Coordinator of Dialogue Café in Novi Pazar, Haris Imamović, pointed out that education is one of the ways to truly engage young people and equip them on a mission to fight climate change.

“I believe we should have ecology as a subject in school, from the lowest to the highest level. We need to speak and learn about that. We need grants and subsidies for recycling centers and projects, and good ideas and movements in general,” Imamović said. “We need improved legislation, especially in the area of sanctioning, because there are so many cases of polluters violating the law without suffering the consequences,” he added.

Tijana Ljubenović agreed and noted that Young Researchers’ programmes were built with these needs in mind. While programmes like “Šta nam teško” and “Snažno zeleno” are geared towards small-scale local projects, ECO SYSTEM is a much more ambitious, multi-pronged programme that seeks to tackle environmental issues on multiple levels. 

It includes a nation-wide environmental awareness campaign that seeks to present the benefits of environmental reforms and bring about the changes and actions Imamović mentioned. The programme will also include several online courses about volunteering in crisis situations, as well as waste, water, and chemicals management. These courses are a great way to equip young people for becoming more active in the sphere of environmental protection and climate action.

Through a system of grants, it will also strengthen the capacities of environmental organizations, allowing them to push for climate action more ambitiously and decisively.

Igor Jezdimirović from Environment Engineering Group warned that the time to act is now, reminding panelists that climate action is also a political issue.

“Our generation has lived in the times of theory and predictions, and right now, these predictions are coming true,” he said, advising young people to make the best of the global network by copying good ideas and adding their own twist to solutions to overcome the problems in their local community. 

“You have two ways to act: one is to set a good example in your local environment and the other is to push the decision-makers to stand for your interests, interests of young people, and all people. This interest should be your health and clean environment, not profit. Unfortunately, the overall society is often run by profit, and that is the thing I hope that this situation can change and that our youth will be the ones to lead this change.”

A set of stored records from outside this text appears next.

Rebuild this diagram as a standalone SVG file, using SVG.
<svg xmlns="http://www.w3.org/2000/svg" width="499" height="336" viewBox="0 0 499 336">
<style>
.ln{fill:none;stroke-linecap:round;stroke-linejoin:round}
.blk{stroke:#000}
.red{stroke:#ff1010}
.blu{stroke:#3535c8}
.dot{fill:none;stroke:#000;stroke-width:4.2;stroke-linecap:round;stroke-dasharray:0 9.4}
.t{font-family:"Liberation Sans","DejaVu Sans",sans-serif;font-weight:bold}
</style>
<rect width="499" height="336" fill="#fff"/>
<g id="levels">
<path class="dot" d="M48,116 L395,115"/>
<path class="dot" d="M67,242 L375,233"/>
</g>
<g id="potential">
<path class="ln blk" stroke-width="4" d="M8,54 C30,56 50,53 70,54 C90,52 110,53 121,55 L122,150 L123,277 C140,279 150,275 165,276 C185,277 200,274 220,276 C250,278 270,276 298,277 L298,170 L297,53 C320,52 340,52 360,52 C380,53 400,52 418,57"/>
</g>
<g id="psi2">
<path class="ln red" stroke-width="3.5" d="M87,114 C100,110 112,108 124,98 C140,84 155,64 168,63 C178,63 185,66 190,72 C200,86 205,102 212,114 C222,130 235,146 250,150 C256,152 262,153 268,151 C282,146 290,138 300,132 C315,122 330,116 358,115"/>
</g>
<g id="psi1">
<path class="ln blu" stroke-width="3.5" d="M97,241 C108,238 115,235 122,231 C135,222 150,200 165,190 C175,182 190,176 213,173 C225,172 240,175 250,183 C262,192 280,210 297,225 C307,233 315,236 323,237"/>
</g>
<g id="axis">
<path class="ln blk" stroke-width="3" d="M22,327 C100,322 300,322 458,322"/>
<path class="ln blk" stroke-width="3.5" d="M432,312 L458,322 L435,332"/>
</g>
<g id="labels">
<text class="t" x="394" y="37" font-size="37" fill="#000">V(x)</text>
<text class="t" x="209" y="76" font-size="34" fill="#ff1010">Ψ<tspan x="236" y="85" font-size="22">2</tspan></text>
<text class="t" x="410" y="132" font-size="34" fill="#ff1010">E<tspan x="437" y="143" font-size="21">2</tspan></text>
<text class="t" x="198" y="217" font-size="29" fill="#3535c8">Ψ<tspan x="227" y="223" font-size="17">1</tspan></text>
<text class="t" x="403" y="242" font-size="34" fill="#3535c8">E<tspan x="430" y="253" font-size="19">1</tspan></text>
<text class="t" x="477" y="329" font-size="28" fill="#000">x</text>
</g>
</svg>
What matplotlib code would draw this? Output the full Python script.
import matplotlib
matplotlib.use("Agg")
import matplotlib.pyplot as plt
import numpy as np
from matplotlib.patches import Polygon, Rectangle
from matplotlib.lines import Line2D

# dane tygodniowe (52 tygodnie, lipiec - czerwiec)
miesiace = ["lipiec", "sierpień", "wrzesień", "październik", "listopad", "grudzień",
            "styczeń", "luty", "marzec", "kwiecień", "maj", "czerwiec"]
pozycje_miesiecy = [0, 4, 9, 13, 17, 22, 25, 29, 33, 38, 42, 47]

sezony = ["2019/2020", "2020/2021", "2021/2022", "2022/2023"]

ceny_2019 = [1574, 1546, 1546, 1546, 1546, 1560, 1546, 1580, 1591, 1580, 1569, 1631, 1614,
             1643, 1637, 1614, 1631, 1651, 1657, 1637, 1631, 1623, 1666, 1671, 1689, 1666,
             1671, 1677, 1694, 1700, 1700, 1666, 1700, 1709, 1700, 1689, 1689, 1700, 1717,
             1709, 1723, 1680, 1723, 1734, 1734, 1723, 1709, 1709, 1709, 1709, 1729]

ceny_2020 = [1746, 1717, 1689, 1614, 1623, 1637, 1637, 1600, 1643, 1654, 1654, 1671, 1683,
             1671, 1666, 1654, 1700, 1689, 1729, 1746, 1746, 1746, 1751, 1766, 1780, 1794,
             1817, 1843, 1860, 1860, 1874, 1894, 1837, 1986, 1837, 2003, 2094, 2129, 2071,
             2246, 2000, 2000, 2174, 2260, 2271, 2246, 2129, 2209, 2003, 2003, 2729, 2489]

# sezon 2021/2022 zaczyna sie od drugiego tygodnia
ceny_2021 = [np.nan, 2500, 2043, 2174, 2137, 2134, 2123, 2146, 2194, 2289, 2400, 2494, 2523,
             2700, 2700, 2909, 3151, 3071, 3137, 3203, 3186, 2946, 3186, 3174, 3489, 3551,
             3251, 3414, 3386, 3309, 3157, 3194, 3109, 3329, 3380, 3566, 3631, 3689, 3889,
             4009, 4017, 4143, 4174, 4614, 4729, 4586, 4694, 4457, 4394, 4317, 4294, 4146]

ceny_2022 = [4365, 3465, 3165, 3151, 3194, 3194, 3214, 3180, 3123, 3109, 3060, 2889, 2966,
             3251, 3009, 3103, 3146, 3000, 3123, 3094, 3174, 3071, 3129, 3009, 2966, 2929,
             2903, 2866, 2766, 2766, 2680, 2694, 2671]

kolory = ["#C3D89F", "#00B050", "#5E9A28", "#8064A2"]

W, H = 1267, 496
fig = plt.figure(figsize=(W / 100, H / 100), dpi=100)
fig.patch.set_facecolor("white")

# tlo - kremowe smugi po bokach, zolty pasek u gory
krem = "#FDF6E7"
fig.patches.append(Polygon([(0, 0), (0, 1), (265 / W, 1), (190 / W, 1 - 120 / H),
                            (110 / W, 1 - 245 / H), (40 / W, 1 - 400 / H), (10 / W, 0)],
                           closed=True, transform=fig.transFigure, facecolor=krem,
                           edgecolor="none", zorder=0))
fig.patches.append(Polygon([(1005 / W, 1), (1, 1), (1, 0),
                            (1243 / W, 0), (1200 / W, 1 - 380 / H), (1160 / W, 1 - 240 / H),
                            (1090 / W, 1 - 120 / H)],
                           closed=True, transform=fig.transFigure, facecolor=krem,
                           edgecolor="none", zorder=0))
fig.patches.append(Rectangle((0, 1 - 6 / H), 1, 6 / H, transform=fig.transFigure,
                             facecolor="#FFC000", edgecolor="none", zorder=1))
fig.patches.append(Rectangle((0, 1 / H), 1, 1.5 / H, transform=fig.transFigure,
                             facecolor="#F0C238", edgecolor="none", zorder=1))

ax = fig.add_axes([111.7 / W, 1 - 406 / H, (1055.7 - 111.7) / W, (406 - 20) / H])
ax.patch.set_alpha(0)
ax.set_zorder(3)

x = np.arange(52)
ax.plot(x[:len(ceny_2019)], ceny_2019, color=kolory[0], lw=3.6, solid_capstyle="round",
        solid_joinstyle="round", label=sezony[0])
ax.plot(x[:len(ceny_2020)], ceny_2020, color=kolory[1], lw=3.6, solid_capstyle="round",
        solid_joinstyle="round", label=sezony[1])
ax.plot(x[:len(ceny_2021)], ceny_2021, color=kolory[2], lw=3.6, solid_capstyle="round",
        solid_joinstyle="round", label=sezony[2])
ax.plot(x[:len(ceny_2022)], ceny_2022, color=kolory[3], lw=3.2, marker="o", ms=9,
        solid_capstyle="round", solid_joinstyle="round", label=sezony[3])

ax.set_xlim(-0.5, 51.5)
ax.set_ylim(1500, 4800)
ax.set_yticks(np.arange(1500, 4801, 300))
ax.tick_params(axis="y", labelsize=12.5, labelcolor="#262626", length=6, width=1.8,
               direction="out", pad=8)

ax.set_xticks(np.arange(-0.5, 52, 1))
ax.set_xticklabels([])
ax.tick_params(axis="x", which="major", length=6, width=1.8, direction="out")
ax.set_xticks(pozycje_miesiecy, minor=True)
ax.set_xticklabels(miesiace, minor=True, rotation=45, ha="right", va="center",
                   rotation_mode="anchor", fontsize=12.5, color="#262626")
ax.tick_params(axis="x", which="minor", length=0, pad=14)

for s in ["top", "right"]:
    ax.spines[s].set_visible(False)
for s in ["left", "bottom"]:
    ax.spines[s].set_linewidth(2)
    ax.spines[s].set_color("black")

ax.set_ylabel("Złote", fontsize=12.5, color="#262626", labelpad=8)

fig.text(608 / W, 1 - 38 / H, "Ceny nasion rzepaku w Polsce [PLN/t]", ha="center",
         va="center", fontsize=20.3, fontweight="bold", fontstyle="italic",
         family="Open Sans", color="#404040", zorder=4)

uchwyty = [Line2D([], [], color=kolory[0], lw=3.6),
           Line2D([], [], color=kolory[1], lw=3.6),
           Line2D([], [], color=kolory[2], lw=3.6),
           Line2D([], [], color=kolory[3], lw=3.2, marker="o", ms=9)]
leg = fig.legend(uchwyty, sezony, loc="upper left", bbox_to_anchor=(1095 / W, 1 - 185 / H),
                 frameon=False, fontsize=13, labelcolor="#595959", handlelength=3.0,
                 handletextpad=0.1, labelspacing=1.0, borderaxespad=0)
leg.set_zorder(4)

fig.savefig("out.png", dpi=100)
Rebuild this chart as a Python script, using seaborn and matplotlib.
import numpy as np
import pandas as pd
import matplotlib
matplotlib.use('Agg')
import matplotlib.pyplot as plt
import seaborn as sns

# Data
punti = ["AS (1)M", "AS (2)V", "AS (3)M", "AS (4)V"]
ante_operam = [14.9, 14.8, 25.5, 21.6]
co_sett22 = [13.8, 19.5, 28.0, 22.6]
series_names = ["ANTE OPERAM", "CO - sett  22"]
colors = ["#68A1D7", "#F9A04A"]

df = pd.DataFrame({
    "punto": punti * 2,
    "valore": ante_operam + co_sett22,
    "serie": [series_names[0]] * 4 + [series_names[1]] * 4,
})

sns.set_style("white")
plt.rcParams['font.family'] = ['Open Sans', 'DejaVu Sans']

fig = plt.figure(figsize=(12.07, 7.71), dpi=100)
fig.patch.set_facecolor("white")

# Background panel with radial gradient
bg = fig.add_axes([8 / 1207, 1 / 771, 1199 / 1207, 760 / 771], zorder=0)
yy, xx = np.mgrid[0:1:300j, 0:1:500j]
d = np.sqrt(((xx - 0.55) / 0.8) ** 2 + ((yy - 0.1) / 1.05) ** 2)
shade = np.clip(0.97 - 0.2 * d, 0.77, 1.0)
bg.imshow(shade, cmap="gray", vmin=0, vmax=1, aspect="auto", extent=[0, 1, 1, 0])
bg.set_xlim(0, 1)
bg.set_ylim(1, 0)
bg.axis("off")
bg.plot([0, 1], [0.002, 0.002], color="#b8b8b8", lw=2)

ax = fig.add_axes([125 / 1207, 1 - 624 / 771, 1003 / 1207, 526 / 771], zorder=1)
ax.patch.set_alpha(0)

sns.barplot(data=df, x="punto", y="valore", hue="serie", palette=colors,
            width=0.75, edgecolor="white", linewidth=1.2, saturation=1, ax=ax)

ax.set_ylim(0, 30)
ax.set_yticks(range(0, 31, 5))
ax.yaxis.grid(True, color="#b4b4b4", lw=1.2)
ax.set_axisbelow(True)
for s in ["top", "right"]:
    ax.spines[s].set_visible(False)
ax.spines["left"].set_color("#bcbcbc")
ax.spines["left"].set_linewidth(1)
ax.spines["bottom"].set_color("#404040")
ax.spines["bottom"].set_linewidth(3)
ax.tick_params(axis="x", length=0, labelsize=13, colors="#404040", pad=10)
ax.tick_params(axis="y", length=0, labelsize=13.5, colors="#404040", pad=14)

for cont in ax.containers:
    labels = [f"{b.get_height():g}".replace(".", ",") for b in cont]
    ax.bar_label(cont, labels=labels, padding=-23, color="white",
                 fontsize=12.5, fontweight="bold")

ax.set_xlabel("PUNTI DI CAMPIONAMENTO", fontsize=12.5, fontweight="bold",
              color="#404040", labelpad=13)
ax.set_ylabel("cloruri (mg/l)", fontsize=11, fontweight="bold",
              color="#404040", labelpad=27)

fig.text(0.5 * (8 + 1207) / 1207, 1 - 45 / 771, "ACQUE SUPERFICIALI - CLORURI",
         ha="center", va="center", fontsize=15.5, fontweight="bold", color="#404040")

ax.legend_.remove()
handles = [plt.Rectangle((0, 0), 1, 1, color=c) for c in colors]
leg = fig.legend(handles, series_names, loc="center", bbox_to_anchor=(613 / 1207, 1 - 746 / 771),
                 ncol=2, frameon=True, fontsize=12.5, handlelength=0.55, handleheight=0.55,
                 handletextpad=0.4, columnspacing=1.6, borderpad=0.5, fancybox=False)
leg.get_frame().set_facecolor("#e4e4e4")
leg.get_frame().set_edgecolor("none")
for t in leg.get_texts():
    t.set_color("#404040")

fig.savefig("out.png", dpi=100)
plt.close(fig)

Francoise Jacob agreed that the issue of climate action is also the issue of a political shift requiring strong citizen movement, more awareness and less fear, as well as ensuring that all the partners are on board.

 „We need to build a better story, we need to be very diligent in working with data. There is data, a real picture showing implications of the old ways and new ways of doing business – costs, benefits, short, mid and long term,” she noted.

Just like it started, the conversation wrapped up with a positive note, despite the grim reality of the current Covid-19 pandemic.

“The Covid recovery is a great opportunity – because people are ready for change, expect change, want change, and it’s a good time to engage with the general public,” Jacob concluded.